Charts and diagrams as code
◇ ◇ ◇ ◇ ◇
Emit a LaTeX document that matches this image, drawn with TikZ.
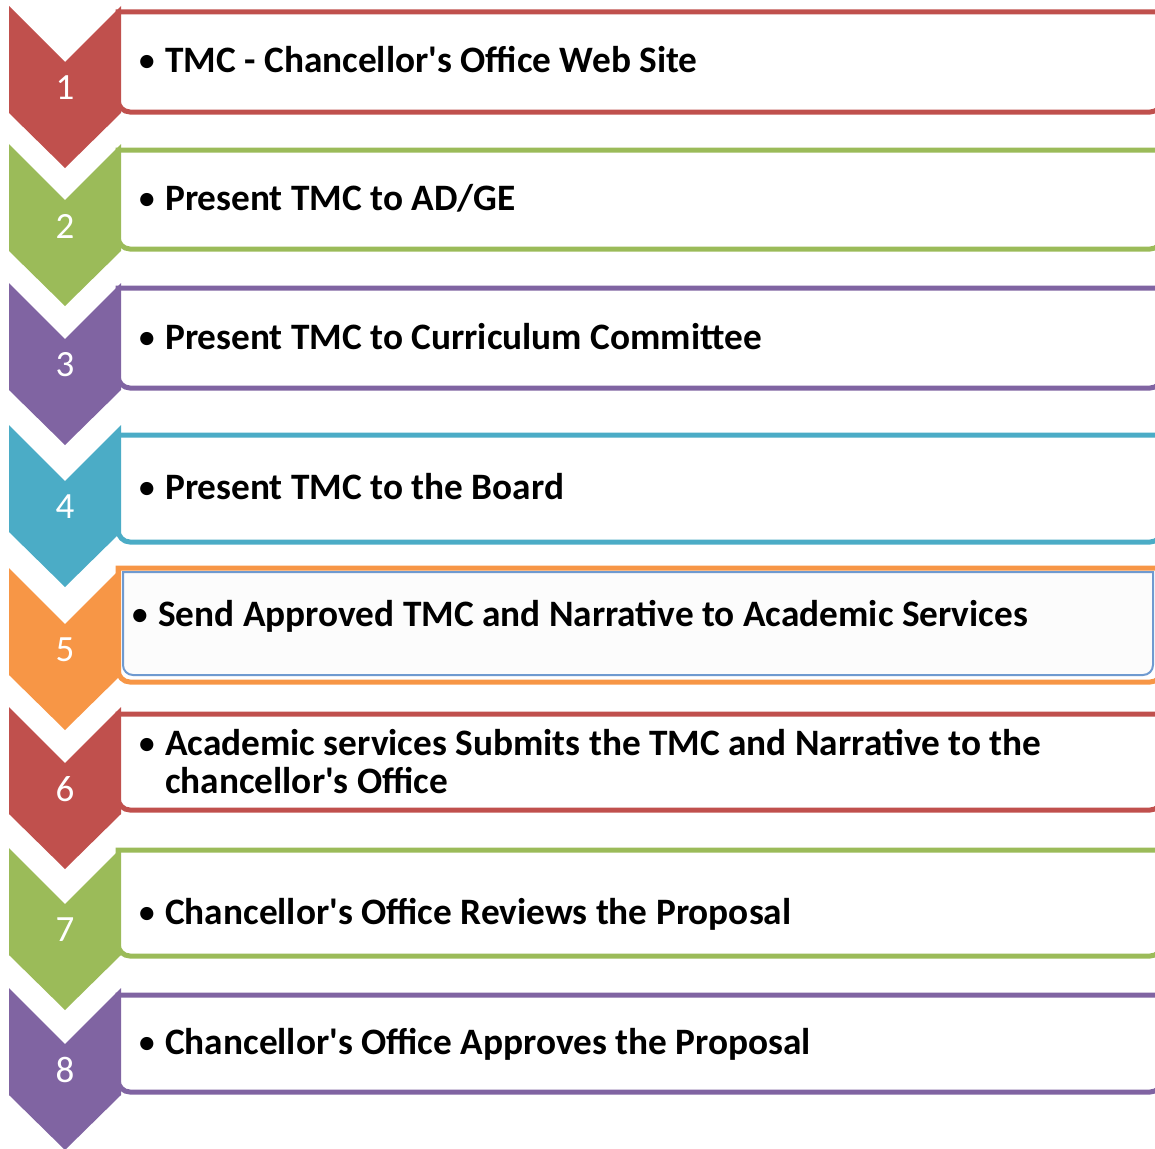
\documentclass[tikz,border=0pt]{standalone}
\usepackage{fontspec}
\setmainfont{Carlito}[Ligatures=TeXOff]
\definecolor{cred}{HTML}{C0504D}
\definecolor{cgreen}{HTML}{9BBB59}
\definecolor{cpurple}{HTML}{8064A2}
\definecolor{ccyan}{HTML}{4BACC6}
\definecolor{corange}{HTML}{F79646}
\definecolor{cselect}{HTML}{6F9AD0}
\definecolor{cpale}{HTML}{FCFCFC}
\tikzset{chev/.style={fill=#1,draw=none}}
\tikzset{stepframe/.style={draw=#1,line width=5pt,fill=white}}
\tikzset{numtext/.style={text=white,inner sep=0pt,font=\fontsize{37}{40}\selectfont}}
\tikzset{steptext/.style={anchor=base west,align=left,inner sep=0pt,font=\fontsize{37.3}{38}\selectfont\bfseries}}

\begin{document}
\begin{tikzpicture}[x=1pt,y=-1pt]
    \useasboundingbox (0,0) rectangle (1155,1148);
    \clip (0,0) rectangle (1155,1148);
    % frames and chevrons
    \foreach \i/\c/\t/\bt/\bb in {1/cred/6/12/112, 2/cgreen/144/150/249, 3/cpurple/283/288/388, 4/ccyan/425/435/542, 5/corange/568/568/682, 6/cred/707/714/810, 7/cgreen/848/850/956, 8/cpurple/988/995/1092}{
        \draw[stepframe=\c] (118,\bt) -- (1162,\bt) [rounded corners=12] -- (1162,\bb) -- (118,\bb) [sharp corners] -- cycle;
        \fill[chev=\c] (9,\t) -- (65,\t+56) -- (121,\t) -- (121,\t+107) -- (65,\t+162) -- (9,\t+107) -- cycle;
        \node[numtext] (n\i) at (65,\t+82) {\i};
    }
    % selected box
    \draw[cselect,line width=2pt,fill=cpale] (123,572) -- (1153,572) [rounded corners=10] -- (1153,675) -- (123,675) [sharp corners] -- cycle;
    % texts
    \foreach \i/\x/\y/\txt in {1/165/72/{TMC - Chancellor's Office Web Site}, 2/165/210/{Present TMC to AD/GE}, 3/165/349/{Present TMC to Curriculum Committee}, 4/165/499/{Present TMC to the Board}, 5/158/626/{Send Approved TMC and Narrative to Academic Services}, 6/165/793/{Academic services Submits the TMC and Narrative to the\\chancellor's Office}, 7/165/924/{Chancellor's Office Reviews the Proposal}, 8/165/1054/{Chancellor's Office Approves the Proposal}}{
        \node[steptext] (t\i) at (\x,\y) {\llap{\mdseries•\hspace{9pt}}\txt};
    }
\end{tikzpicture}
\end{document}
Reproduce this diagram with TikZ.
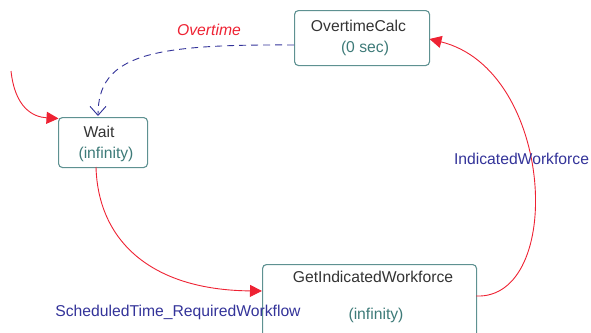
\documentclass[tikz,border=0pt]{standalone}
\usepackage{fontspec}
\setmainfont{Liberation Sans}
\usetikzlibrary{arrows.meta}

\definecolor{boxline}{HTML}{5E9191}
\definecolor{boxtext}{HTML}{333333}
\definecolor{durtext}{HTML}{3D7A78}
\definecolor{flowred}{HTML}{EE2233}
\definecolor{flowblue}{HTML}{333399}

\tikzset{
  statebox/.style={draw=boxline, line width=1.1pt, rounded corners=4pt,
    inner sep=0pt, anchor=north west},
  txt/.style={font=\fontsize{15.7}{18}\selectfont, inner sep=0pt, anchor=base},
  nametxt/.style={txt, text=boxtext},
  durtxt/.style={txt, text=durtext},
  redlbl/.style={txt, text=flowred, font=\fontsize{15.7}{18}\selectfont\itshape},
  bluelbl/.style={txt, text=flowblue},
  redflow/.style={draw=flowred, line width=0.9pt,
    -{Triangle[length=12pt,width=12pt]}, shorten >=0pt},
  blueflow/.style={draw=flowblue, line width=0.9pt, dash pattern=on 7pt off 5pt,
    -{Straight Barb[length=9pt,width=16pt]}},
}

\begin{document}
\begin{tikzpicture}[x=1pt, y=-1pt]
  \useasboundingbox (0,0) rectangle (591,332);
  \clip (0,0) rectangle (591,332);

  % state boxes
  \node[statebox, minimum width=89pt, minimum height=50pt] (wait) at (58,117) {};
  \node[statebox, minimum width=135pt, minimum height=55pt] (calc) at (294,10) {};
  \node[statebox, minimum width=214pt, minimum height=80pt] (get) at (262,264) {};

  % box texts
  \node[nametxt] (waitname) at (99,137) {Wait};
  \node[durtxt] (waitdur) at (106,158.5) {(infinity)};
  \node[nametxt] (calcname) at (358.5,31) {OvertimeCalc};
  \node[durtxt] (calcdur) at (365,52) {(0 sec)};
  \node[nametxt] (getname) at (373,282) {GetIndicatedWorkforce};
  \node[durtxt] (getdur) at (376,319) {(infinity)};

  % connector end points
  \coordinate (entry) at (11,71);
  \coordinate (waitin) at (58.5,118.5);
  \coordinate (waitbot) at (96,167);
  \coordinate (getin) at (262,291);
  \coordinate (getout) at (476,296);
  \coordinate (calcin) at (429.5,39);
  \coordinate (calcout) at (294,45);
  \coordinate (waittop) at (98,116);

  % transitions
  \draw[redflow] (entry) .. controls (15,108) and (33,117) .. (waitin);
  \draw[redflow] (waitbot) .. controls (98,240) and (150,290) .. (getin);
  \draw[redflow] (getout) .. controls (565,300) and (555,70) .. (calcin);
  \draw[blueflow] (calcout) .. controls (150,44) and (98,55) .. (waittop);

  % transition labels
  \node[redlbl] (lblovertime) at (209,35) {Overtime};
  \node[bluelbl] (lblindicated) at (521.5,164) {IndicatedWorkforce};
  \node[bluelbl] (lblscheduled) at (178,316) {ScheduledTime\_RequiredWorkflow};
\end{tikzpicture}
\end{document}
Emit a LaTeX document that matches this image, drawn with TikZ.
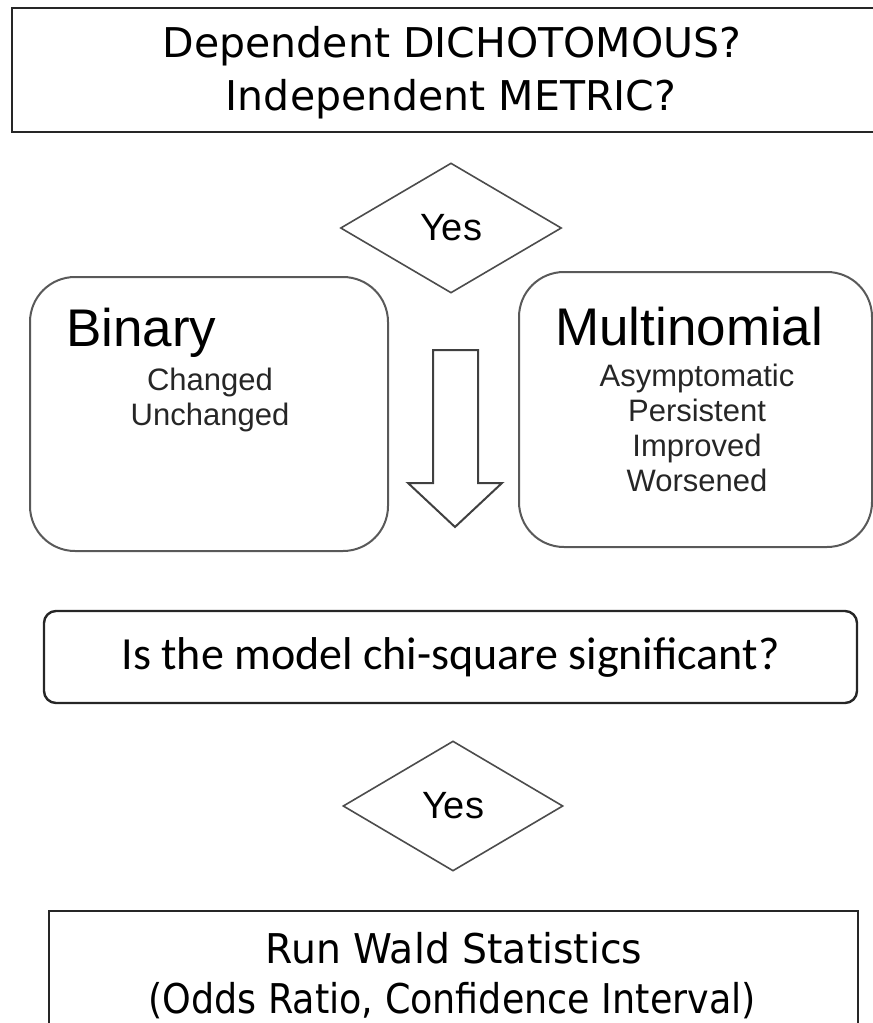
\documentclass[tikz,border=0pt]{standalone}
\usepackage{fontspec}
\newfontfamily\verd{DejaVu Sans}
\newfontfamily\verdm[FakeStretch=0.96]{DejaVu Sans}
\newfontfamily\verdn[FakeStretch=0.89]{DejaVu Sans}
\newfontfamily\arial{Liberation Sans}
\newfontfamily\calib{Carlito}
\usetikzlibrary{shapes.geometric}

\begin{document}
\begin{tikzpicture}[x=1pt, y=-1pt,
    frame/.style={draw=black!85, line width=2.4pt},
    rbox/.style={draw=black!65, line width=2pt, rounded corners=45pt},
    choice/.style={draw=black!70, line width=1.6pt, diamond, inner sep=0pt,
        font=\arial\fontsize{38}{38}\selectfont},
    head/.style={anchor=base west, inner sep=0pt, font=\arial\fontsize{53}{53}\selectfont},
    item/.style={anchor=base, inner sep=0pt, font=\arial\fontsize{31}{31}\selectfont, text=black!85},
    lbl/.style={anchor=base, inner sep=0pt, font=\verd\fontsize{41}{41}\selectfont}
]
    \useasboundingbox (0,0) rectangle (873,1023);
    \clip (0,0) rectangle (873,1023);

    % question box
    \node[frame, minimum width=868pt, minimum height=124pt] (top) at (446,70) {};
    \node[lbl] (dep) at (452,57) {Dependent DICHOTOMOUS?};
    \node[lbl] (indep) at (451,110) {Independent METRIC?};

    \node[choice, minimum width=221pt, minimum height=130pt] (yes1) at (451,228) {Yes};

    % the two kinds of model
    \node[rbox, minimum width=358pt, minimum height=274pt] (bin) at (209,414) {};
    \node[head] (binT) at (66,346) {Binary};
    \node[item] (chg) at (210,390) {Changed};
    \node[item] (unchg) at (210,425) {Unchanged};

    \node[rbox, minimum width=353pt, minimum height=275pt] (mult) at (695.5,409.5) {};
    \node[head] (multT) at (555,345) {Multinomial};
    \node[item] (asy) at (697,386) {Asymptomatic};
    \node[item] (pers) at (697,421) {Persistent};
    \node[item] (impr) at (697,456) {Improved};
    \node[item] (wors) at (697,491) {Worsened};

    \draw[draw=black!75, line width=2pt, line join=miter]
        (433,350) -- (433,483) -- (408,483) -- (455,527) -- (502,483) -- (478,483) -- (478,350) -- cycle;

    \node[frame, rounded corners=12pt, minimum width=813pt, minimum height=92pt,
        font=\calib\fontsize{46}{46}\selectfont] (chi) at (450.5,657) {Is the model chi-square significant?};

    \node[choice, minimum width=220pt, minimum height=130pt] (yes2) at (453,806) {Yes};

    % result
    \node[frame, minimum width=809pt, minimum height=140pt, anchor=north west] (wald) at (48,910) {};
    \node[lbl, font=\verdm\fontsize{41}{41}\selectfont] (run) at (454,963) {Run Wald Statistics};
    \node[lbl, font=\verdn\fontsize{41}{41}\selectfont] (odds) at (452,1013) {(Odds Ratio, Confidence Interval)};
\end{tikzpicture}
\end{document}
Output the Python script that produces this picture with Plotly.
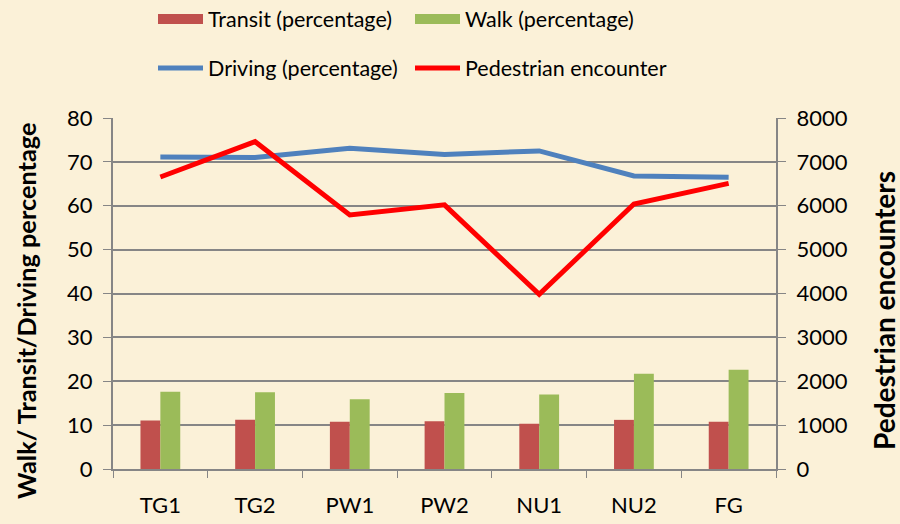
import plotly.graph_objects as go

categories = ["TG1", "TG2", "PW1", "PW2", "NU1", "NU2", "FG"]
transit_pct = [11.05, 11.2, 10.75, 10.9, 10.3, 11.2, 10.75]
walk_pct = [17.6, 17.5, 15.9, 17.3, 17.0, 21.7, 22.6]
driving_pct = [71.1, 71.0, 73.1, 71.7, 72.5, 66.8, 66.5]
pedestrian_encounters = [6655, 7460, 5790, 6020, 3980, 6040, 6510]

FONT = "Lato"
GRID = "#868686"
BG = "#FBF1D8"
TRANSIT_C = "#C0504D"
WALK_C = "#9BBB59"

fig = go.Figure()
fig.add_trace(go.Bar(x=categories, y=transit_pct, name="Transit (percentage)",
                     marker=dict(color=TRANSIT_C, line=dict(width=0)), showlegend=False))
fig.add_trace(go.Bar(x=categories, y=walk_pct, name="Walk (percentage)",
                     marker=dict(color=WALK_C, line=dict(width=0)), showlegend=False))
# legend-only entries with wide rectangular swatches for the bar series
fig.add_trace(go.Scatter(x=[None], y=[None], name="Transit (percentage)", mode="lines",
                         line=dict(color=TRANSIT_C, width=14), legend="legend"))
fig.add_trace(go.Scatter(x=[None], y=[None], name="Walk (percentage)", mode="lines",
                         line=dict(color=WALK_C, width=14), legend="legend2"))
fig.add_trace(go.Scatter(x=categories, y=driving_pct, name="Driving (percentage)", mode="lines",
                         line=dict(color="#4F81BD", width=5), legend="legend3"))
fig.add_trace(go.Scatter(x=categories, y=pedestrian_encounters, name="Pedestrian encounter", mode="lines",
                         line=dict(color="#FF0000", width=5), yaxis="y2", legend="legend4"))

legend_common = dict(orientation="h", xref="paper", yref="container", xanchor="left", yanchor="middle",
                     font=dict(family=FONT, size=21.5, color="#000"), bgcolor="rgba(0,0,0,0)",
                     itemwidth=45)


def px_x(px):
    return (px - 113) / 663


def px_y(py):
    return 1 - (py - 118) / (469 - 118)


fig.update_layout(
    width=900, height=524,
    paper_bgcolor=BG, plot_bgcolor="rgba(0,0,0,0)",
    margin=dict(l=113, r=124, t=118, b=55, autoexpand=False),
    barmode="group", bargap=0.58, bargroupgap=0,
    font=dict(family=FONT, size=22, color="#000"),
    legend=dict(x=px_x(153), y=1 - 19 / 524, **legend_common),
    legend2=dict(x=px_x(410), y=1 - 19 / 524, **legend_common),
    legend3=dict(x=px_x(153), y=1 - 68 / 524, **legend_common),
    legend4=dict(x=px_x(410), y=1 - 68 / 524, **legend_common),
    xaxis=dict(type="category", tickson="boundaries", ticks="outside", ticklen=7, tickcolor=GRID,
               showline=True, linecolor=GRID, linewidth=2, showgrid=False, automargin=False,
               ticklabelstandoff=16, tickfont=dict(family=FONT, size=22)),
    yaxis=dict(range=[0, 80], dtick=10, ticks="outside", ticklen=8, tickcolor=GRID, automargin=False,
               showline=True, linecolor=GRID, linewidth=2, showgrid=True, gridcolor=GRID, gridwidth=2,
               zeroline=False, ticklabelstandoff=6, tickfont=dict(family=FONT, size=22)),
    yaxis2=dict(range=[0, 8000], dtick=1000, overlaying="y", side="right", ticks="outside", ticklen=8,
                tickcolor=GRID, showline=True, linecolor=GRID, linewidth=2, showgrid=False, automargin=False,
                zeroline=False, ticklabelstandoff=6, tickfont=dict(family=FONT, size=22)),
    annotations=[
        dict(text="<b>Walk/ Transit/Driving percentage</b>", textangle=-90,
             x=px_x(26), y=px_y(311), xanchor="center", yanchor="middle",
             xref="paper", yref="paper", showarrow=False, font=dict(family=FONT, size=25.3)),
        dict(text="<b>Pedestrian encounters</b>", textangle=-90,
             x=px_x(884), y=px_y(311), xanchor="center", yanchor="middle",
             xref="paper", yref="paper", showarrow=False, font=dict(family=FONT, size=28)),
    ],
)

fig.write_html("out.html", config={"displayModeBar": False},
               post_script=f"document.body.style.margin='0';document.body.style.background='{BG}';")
◇ ◇ ◇ ◇ ◇
__Requirement__
Omit all pictures, and reproduce exactly the lines from the one holding "Output the Python" through the one holding "3980, 6040, 6510]", both included.

__Exercise answer__
Output the Python script that produces this picture with Plotly.
import plotly.graph_objects as go

categories = ["TG1", "TG2", "PW1", "PW2", "NU1", "NU2", "FG"]
transit_pct = [11.05, 11.2, 10.75, 10.9, 10.3, 11.2, 10.75]
walk_pct = [17.6, 17.5, 15.9, 17.3, 17.0, 21.7, 22.6]
driving_pct = [71.1, 71.0, 73.1, 71.7, 72.5, 66.8, 66.5]
pedestrian_encounters = [6655, 7460, 5790, 6020, 3980, 6040, 6510]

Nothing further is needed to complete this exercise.